Encana Corp. plans to continue to keep its eye on the “highest-return plays” in North America, which for the near term means more liquids and oil development and no natural gas drilling, CEO Randy Eresman said Wednesday.

Eresman spoke with analysts during a conference call to discuss the company’s quarterly operations performance. Some of Encana’s gas wells were shuttered early this year, and there are no plans to bring the output back online until prices signal otherwise, he said.

“If the environment were to continue for prices, we’ll reduce our investments in natural gas until the market is back in balance,” said the CEO. The company’s management team has been “encouraged by the recent increase in gas prices but they would need to be “more stable” before any of the company’s shut-in wells are brought back online. Shut-ins at some of the U.S. and Canadian operations were put in place early this year.

Some of Encana’s liquids properties are on the market to help defray development costs, including the Eaglebine formation in Texas, the Tuscaloosa Marine Shale and in the Mississippian Lime. However, only portions of the leaseholds would be sold so that projects “will come to commercialization at a faster pace and in a period of time when there are higher costs in the early part of the play, said Eresman. “We can move at a faster pace by reducing a small component of ownership, and we still would have lots left over for ourselves in substantial liquids drilling over time.”

Data rooms are open for the liquids plays, as well as for a package of properties in the Alberta Duvernay Shale and a 10% interest in Encana’s Cutbank Ridge partnership.

The Calgary producer’s North American natural gas production fell year/year by 15% to 2.8 Bcf/d from 3.3 Bcf/d on voluntary shut-ins, divestitures and natural declines. However, liquids output jumped 17% to 28,000 b/d from 24,000 b/d. The company had expected 2012 average liquids output would be about 28,000 b/d.

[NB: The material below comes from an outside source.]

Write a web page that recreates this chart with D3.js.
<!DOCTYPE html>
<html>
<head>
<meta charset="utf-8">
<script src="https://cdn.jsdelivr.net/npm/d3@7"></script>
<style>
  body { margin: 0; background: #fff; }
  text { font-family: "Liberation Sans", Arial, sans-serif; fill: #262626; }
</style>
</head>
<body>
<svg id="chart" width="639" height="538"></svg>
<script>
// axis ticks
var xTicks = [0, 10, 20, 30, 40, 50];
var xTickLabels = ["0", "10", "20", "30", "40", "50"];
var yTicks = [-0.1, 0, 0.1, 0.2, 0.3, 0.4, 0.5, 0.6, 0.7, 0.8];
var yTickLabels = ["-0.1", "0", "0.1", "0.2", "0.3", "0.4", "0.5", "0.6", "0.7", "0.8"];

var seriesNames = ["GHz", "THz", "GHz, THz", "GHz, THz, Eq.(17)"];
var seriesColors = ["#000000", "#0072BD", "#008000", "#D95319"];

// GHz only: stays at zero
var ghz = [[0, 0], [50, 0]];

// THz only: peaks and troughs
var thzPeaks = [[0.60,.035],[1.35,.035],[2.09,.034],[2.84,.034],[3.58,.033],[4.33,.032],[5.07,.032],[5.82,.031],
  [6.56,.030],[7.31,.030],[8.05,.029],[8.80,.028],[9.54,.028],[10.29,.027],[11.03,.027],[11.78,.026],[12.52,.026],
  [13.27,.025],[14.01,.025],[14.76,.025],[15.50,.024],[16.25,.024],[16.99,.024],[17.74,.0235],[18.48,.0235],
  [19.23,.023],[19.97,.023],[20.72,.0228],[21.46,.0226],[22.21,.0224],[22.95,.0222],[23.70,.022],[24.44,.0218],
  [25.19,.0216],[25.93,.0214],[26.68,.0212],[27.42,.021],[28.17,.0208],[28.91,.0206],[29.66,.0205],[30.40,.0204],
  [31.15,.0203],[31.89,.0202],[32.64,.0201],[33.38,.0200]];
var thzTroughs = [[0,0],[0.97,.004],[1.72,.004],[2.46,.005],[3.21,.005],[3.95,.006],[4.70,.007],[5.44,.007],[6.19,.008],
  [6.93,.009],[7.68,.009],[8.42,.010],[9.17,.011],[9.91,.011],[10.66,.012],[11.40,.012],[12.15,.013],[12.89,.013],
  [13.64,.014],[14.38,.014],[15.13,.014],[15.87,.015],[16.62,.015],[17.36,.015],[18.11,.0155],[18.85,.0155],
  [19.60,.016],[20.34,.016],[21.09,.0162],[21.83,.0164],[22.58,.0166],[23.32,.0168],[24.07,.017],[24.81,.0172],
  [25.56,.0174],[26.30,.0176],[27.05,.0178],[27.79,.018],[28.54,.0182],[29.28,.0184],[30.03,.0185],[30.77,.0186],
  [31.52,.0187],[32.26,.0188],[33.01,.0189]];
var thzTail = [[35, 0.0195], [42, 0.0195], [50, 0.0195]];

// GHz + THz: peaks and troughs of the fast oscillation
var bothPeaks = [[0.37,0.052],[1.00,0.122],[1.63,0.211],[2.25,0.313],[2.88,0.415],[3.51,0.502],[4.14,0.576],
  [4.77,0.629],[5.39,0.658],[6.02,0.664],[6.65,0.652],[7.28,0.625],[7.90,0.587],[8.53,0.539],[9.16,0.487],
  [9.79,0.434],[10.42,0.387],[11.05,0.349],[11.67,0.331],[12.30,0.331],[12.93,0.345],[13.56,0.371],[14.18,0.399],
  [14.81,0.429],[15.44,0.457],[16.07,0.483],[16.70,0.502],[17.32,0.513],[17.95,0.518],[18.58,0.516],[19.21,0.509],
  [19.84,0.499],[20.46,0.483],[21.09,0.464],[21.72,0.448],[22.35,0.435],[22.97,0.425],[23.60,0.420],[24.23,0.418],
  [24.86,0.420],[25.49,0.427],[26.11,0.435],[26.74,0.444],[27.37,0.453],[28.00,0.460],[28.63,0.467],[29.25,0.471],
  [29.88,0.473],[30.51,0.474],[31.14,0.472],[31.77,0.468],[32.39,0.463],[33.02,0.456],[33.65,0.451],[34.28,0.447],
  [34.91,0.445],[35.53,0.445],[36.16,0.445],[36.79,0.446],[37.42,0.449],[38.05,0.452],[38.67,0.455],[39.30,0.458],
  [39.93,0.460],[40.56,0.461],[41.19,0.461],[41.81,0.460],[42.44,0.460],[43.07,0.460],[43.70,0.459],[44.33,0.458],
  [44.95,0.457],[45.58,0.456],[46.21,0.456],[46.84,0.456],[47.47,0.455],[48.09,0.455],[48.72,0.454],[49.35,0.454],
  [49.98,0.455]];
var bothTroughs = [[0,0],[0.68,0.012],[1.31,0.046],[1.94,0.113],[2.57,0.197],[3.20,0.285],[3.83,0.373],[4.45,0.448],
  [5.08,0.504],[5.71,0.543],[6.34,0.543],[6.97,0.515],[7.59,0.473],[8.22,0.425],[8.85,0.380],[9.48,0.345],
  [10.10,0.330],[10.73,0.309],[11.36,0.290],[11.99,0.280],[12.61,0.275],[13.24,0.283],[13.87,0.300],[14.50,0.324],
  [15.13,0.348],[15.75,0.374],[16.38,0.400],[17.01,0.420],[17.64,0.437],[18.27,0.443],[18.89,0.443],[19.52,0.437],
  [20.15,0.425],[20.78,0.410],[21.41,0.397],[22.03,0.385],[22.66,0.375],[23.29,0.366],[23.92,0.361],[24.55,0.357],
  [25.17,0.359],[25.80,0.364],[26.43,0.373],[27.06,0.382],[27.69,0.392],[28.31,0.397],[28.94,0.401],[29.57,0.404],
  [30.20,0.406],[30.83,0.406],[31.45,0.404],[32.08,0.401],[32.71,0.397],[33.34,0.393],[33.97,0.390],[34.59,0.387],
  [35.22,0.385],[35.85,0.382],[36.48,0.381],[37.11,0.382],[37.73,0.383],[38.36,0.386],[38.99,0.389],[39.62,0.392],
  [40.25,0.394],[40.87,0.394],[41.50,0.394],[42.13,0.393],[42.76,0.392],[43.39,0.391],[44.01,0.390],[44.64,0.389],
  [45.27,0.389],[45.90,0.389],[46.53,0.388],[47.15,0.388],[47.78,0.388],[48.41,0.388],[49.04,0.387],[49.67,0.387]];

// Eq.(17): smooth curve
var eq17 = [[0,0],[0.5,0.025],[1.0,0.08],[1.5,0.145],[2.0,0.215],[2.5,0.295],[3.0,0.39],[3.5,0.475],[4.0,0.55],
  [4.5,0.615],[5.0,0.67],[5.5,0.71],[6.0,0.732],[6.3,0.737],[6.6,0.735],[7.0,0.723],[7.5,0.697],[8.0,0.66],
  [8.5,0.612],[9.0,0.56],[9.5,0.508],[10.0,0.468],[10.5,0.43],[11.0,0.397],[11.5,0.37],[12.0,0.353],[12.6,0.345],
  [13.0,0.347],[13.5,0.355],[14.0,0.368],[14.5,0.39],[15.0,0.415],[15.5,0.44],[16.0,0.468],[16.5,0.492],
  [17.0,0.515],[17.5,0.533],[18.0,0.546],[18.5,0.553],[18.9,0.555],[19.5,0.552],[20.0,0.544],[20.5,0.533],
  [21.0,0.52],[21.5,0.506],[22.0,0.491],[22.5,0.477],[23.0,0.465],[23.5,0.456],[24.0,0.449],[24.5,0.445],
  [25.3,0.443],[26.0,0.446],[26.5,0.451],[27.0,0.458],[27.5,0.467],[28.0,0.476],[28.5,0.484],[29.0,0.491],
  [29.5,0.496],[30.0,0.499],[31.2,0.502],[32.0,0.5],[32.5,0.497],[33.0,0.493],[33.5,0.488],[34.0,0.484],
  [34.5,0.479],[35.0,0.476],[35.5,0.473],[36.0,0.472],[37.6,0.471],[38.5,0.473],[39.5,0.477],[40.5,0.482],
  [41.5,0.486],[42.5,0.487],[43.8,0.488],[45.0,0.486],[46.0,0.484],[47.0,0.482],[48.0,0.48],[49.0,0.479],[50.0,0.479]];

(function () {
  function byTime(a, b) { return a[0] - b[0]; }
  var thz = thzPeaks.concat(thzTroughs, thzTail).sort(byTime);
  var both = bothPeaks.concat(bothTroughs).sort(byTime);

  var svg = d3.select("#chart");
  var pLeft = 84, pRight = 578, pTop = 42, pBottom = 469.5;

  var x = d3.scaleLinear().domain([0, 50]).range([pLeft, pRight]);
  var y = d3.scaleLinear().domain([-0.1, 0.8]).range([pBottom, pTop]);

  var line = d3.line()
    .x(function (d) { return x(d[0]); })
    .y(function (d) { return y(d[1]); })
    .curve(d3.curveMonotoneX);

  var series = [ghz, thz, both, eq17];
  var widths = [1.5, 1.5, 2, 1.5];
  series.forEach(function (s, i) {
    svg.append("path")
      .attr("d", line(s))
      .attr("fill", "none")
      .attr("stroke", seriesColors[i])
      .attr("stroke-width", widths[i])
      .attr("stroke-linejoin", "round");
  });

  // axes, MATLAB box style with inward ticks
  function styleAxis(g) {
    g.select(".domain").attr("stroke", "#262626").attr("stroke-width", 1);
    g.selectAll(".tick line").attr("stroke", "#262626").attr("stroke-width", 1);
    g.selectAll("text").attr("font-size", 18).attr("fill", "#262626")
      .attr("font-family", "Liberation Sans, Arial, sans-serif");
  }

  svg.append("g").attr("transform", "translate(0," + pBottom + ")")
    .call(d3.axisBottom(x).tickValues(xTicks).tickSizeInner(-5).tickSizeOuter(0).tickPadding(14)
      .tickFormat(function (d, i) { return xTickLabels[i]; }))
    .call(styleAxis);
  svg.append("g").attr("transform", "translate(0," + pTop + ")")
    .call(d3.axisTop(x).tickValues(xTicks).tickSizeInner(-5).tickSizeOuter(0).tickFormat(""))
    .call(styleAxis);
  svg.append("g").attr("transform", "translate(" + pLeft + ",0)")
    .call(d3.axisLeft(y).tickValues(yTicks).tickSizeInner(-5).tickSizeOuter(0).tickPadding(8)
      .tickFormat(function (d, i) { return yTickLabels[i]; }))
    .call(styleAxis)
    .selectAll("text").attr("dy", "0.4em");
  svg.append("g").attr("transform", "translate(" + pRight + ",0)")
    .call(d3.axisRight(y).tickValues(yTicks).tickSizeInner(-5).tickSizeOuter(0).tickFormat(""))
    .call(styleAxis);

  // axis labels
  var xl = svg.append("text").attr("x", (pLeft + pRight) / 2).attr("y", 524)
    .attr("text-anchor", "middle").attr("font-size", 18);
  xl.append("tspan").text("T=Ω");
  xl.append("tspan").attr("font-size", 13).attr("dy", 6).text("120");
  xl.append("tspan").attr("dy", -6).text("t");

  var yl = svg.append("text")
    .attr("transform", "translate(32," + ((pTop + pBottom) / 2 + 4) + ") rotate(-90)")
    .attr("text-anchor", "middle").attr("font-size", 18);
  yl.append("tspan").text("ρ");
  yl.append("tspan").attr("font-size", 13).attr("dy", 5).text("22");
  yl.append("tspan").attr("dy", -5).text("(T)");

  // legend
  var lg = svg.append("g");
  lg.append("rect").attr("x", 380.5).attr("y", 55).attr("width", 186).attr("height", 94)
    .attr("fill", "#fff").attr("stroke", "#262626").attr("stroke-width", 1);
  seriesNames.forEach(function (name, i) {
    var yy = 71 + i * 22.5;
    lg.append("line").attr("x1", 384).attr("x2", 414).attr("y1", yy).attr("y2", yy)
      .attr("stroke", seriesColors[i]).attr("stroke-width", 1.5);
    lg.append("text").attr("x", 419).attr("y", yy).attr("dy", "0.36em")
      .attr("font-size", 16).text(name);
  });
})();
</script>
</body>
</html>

“We will continue to advance our strategic shift toward achieving a diversified portfolio of production and a more balanced stream of future cash flows by accelerating our development of oil and liquids rich natural gas plays and creating value by investing in our highest return projects,” said Eresman. “We are taking a low risk approach to increasing our production of oil and liquids as we focus on the extraction of more natural gas liquids [NGL] from existing streams using third-party facilities and accelerating the development of new plays targeting light oil.”

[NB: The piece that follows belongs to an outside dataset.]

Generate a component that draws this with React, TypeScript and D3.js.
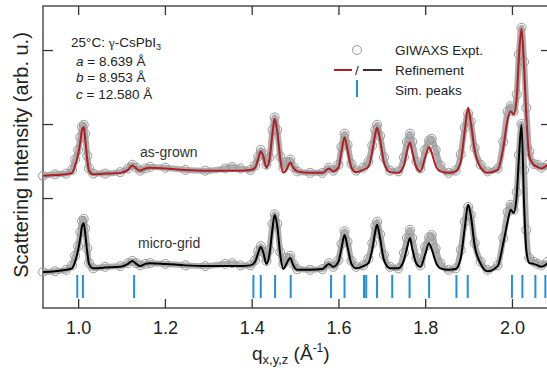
import { useEffect, useRef } from "react"
import * as d3 from "d3"

// q grid shared by all four profiles (Å^-1)
const qValues = [
  0.919, 0.947, 0.972, 0.986, 0.993, 1.0, 1.005, 1.009, 1.013, 1.016, 1.021, 1.025, 1.035,
  1.062, 1.097, 1.115, 1.125, 1.134, 1.143, 1.155, 1.166, 1.201, 1.247, 1.293,
  1.339, 1.355, 1.374, 1.397, 1.408, 1.415, 1.421, 1.427, 1.434,
  1.441, 1.448, 1.453, 1.459, 1.466, 1.473, 1.48, 1.489, 1.496, 1.505,
  1.535, 1.563, 1.578, 1.588, 1.6, 1.607, 1.614, 1.621, 1.63, 1.641,
  1.657, 1.669, 1.678, 1.685, 1.689, 1.696, 1.705, 1.719, 1.738,
  1.751, 1.758, 1.765, 1.77, 1.78, 1.789, 1.8, 1.809, 1.815, 1.824, 1.835,
  1.854, 1.87, 1.882, 1.891, 1.899, 1.905, 1.914, 1.928, 1.944, 1.967,
  1.98, 1.99, 1.997, 2.004, 2.011, 2.016, 2.022, 2.028, 2.033, 2.04, 2.05, 2.059, 2.068, 2.082,
]

const asGrownExpt = [
  0.0, 0.02, 0.03, 0.08, 0.22, 0.35, 0.52, 0.66, 0.69, 0.57, 0.27, 0.1, 0.03,
  0.03, 0.05, 0.1, 0.15, 0.11, 0.07, 0.1, 0.12, 0.11, 0.08, 0.07,
  0.1, 0.12, 0.1, 0.08, 0.14, 0.26, 0.35, 0.29, 0.15,
  0.25, 0.62, 0.79, 0.62, 0.26, 0.11, 0.18, 0.22, 0.12, 0.06,
  0.04, 0.04, 0.11, 0.07, 0.15, 0.39, 0.57, 0.42, 0.16, 0.07,
  0.11, 0.19, 0.41, 0.62, 0.69, 0.54, 0.25, 0.07, 0.06,
  0.25, 0.46, 0.57, 0.46, 0.19, 0.1, 0.35, 0.48, 0.5, 0.35, 0.14,
  0.04, 0.07, 0.29, 0.65, 0.84, 0.73, 0.38, 0.15, 0.06, 0.1,
  0.46, 0.87, 0.94, 0.87, 1.1, 1.64, 2.0, 1.54, 0.92, 0.33, 0.16, 0.15, 0.11, 0.15,
]

const asGrownFit = [
  0.0, 0.01, 0.02, 0.04, 0.14, 0.29, 0.46, 0.62, 0.66, 0.52, 0.22, 0.07, 0.02,
  0.03, 0.04, 0.08, 0.14, 0.1, 0.07, 0.1, 0.11, 0.1, 0.08, 0.07,
  0.07, 0.07, 0.07, 0.08, 0.11, 0.23, 0.33, 0.26, 0.11,
  0.22, 0.58, 0.77, 0.6, 0.22, 0.04, 0.08, 0.18, 0.11, 0.06,
  0.04, 0.04, 0.1, 0.06, 0.11, 0.33, 0.52, 0.35, 0.11, 0.05,
  0.08, 0.12, 0.33, 0.57, 0.65, 0.49, 0.18, 0.05, 0.04,
  0.14, 0.33, 0.45, 0.33, 0.11, 0.06, 0.25, 0.39, 0.31, 0.14, 0.06,
  0.04, 0.06, 0.19, 0.6, 0.92, 0.73, 0.35, 0.11, 0.04, 0.08,
  0.38, 0.76, 0.87, 0.83, 1.06, 1.6, 1.99, 1.46, 0.83, 0.26, 0.15, 0.12, 0.1, 0.15,
]

const microGridExpt = [
  0.0, 0.01, 0.03, 0.09, 0.22, 0.35, 0.54, 0.69, 0.72, 0.59, 0.32, 0.12, 0.05,
  0.07, 0.08, 0.12, 0.15, 0.12, 0.09, 0.11, 0.12, 0.11, 0.09, 0.08,
  0.11, 0.12, 0.09, 0.09, 0.16, 0.28, 0.35, 0.27, 0.15,
  0.3, 0.65, 0.78, 0.65, 0.27, 0.11, 0.19, 0.22, 0.11, 0.04,
  0.03, 0.04, 0.12, 0.07, 0.16, 0.38, 0.55, 0.41, 0.15, 0.07,
  0.09, 0.18, 0.39, 0.62, 0.68, 0.51, 0.23, 0.07, 0.05,
  0.26, 0.46, 0.57, 0.46, 0.19, 0.09, 0.34, 0.47, 0.5, 0.32, 0.12,
  0.03, 0.05, 0.3, 0.68, 0.88, 0.77, 0.39, 0.14, 0.03, 0.09,
  0.46, 0.81, 0.91, 0.84, 1.08, 1.58, 2.0, 1.38, 0.57, 0.19, 0.14, 0.11, 0.09, 0.14,
]

const microGridFit = [
  0.0, 0.01, 0.03, 0.05, 0.14, 0.3, 0.46, 0.62, 0.66, 0.54, 0.27, 0.11, 0.05,
  0.06, 0.07, 0.11, 0.15, 0.11, 0.08, 0.11, 0.12, 0.11, 0.09, 0.08,
  0.08, 0.08, 0.08, 0.09, 0.14, 0.26, 0.34, 0.26, 0.11,
  0.24, 0.59, 0.77, 0.62, 0.23, 0.04, 0.11, 0.19, 0.09, 0.03,
  0.03, 0.04, 0.11, 0.07, 0.14, 0.32, 0.5, 0.34, 0.11, 0.05,
  0.08, 0.12, 0.31, 0.55, 0.64, 0.46, 0.16, 0.05, 0.05,
  0.16, 0.32, 0.46, 0.32, 0.11, 0.07, 0.24, 0.39, 0.31, 0.14, 0.05,
  0.03, 0.04, 0.19, 0.59, 0.91, 0.77, 0.36, 0.11, 0.01, 0.08,
  0.39, 0.68, 0.84, 0.8, 1.04, 1.54, 1.99, 0.91, 0.3, 0.12, 0.11, 0.09, 0.07, 0.12,
]

// simulated Bragg peak positions
const simPeaks = [
  0.998, 1.011, 1.129, 1.404, 1.421, 1.454, 1.49, 1.583, 1.614, 1.659, 1.664,
  1.689, 1.724, 1.764, 1.809, 1.872, 1.898, 2.0, 2.024, 2.054, 2.077,
]

const xTicks = [1.0, 1.2, 1.4, 1.6, 1.8, 2.0]
const yTicks = [1, 2, 3]
const asGrownOffset = 1.3
const lattice = [
  ["a", "8.639"],
  ["b", "8.953"],
  ["c", "12.580"],
]

const FONT = "'Liberation Sans', Arial, sans-serif"

export default function App() {
  const svgRef = useRef<SVGSVGElement | null>(null)

  useEffect(() => {
    if (!svgRef.current) return
    const svg = d3.select(svgRef.current)
    svg.selectAll("*").remove()

    const left = 43
    const right = 551
    const top = 6
    const bottom = 308

    const x = d3.scaleLinear().domain([0.919, 2.09]).range([left, right])
    const y = d3.scaleLinear().domain([-0.486, 3.595]).range([bottom, top])

    const axisColor = "#333"

    // frame
    svg
      .append("rect")
      .attr("x", left)
      .attr("y", top)
      .attr("width", right - left)
      .attr("height", bottom - top)
      .attr("fill", "none")
      .attr("stroke", axisColor)
      .attr("stroke-width", 1.3)

    const styleAxis = (g: any) => {
      g.select(".domain").remove()
      g.selectAll("line").attr("stroke", axisColor).attr("stroke-width", 1.3)
    }

    // bottom axis with labels
    svg
      .append("g")
      .attr("transform", `translate(0,${bottom})`)
      .call(d3.axisBottom(x).tickValues(xTicks).tickSize(-9).tickPadding(13).tickFormat(d3.format(".1f")))
      .call(styleAxis)
      .call((g) => g.selectAll("text").attr("fill", "#222").attr("font-size", 18).attr("font-family", FONT))

    svg
      .append("g")
      .attr("transform", `translate(0,${top})`)
      .call(d3.axisTop(x).tickValues(xTicks).tickSize(-9).tickFormat(() => ""))
      .call(styleAxis)

    svg
      .append("g")
      .attr("transform", `translate(${left},0)`)
      .call(d3.axisLeft(y).tickValues(yTicks).tickSize(-10).tickFormat(() => ""))
      .call(styleAxis)

    svg
      .append("g")
      .attr("transform", `translate(${right},0)`)
      .call(d3.axisRight(y).tickValues(yTicks).tickSize(-10).tickFormat(() => ""))
      .call(styleAxis)

    // profiles: measured points as open circles, refinement as a line
    const drawSample = (expt: number[], fit: number[], offset: number, color: string) => {
      const line = d3
        .line<number>()
        .x((_, i) => x(qValues[i]))
        .y((d) => y(d + offset))
        .curve(d3.curveMonotoneX)

      svg
        .append("path")
        .attr("d", line(expt))
        .attr("fill", "none")
        .attr("stroke", "#adadad")
        .attr("stroke-width", 6)
        .attr("stroke-linejoin", "round")

      svg
        .append("g")
        .selectAll("circle")
        .data(expt)
        .enter()
        .append("circle")
        .attr("cx", (_, i) => x(qValues[i]))
        .attr("cy", (d) => y(d + offset))
        .attr("r", 4.5)
        .attr("fill", "none")
        .attr("stroke", "#999")
        .attr("stroke-width", 1)

      svg
        .append("path")
        .attr("d", line(fit))
        .attr("fill", "none")
        .attr("stroke", color)
        .attr("stroke-width", 2)
        .attr("stroke-linejoin", "round")
    }

    drawSample(asGrownExpt, asGrownFit, asGrownOffset, "#b01e23")
    drawSample(microGridExpt, microGridFit, 0, "#000")

    // simulated peak markers
    svg
      .append("g")
      .selectAll("line")
      .data(simPeaks)
      .enter()
      .append("line")
      .attr("x1", (d) => x(d))
      .attr("x2", (d) => x(d))
      .attr("y1", 275)
      .attr("y2", 298)
      .attr("stroke", "#2490d8")
      .attr("stroke-width", 2)

    // sample labels
    const label = (tx: number, ty: number, s: string) =>
      svg
        .append("text")
        .attr("x", tx)
        .attr("y", ty)
        .attr("font-family", FONT)
        .attr("font-size", 14)
        .attr("fill", "#333")
        .text(s)
    label(140, 157, "as-grown")
    label(138, 248, "micro-grid")

    // phase annotation
    const title = svg
      .append("text")
      .attr("x", 71)
      .attr("y", 47)
      .attr("font-family", FONT)
      .attr("font-size", 13.5)
      .attr("fill", "#222")
    title.append("tspan").text("25°C: ")
    title.append("tspan").attr("font-family", "'Liberation Serif', serif").text("γ")
    title.append("tspan").text("-CsPbI")
    title.append("tspan").attr("font-size", 9).attr("dy", 3).text("3")

    lattice.forEach(([k, v], i) => {
      const t = svg
        .append("text")
        .attr("x", 76)
        .attr("y", 65.5 + i * 16.7)
        .attr("font-family", FONT)
        .attr("font-size", 13.5)
        .attr("fill", "#222")
      t.append("tspan").attr("font-style", "italic").text(k)
      t.append("tspan").text(` = ${v} Å`)
    })

    // legend
    const legend = svg.append("g").attr("font-family", FONT).attr("font-size", 13.5)
    legend.append("circle").attr("cx", 357).attr("cy", 50).attr("r", 4.5).attr("fill", "#fff").attr("stroke", "#999")
    legend.append("text").attr("x", 395).attr("y", 55).attr("fill", "#222").text("GIWAXS Expt.")
    legend.append("line").attr("x1", 334).attr("x2", 352).attr("y1", 70).attr("y2", 70).attr("stroke", "#b01e23").attr("stroke-width", 2)
    legend.append("text").attr("x", 357).attr("y", 74.5).attr("text-anchor", "middle").attr("fill", "#222").text("/")
    legend.append("line").attr("x1", 363).attr("x2", 382).attr("y1", 70).attr("y2", 70).attr("stroke", "#3a2e2e").attr("stroke-width", 2)
    legend.append("text").attr("x", 395).attr("y", 74.5).attr("fill", "#222").text("Refinement")
    legend.append("line").attr("x1", 357).attr("x2", 357).attr("y1", 80).attr("y2", 97).attr("stroke", "#2490d8").attr("stroke-width", 2)
    legend.append("text").attr("x", 395).attr("y", 94.5).attr("fill", "#222").text("Sim. peaks")

    // axis titles
    svg
      .append("text")
      .attr("transform", "translate(28,155) rotate(-90)")
      .attr("text-anchor", "middle")
      .attr("font-family", FONT)
      .attr("font-size", 20)
      .attr("fill", "#222")
      .text("Scattering Intensity (arb. u.)")

    const xl = svg
      .append("text")
      .attr("x", 252)
      .attr("y", 360)
      .attr("font-family", FONT)
      .attr("font-size", 19)
      .attr("fill", "#222")
    xl.append("tspan").text("q")
    xl.append("tspan").attr("font-size", 13).attr("dy", 4).text("x,y,z")
    xl.append("tspan").attr("dy", -4).text(" (Å")
    xl.append("tspan").attr("font-size", 12).attr("dy", -8).text("-1")
    xl.append("tspan").attr("dy", 8).text(")")
  }, [])

  return (
    <svg
      ref={svgRef}
      width={547}
      height={374}
      style={{ position: "absolute", left: 0, top: 0, background: "#fff" }}
    ></svg>
  )
}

The growth in liquids production volumes primarily came from increased royalty interest volumes received and a successful drilling program in the Peace River Arch. NGL volumes would have been an additional 5,000 /d higher in 2Q2012 were it not for operational issues by the third-party owned Musreau facility, which was down over the period.

Encana has increased its 2012 guidance for total liquids production by 7% to 30,000 b/d and it plans to spend an additional $600 million in the second half of the year “to take advantage of positive initial results achieved in a number of light oil and liquids rich natural gas plays,” said the CEO. With the increased investment, projected average daily liquid production in 2013 is expected to be 60,000-70,000 bbl, about 40% of which is to be comprised of liquids.

Encana reported a net loss of $1.5 billion in 2Q2012 after recording one-time impairments on declining 12-month average gas prices. The producer earned $383 million in the year-ago period. The company recorded a $1.7 billion after-tax charge in the latest quarter on low gas prices.

Operating income, which excludes the one-time items, fell 44% to $198 million (27 cents/share) from $352 million (48 cents). Cash flow, considered a key indicator of the ability to pay for new projects, plunged 27% year/year to $794 million. Because of financial hedges in place, realized gas prices were $4.79/Mcf, versus $5.09 a year ago. Realized liquids prices were $80.32, down from $92.66 in 2Q2011.

“Given the current pricing environment, the company expects that further declines in 12-month average trailing natural gas prices will likely result in the recognition of future ceiling test impairments,” Eresman said.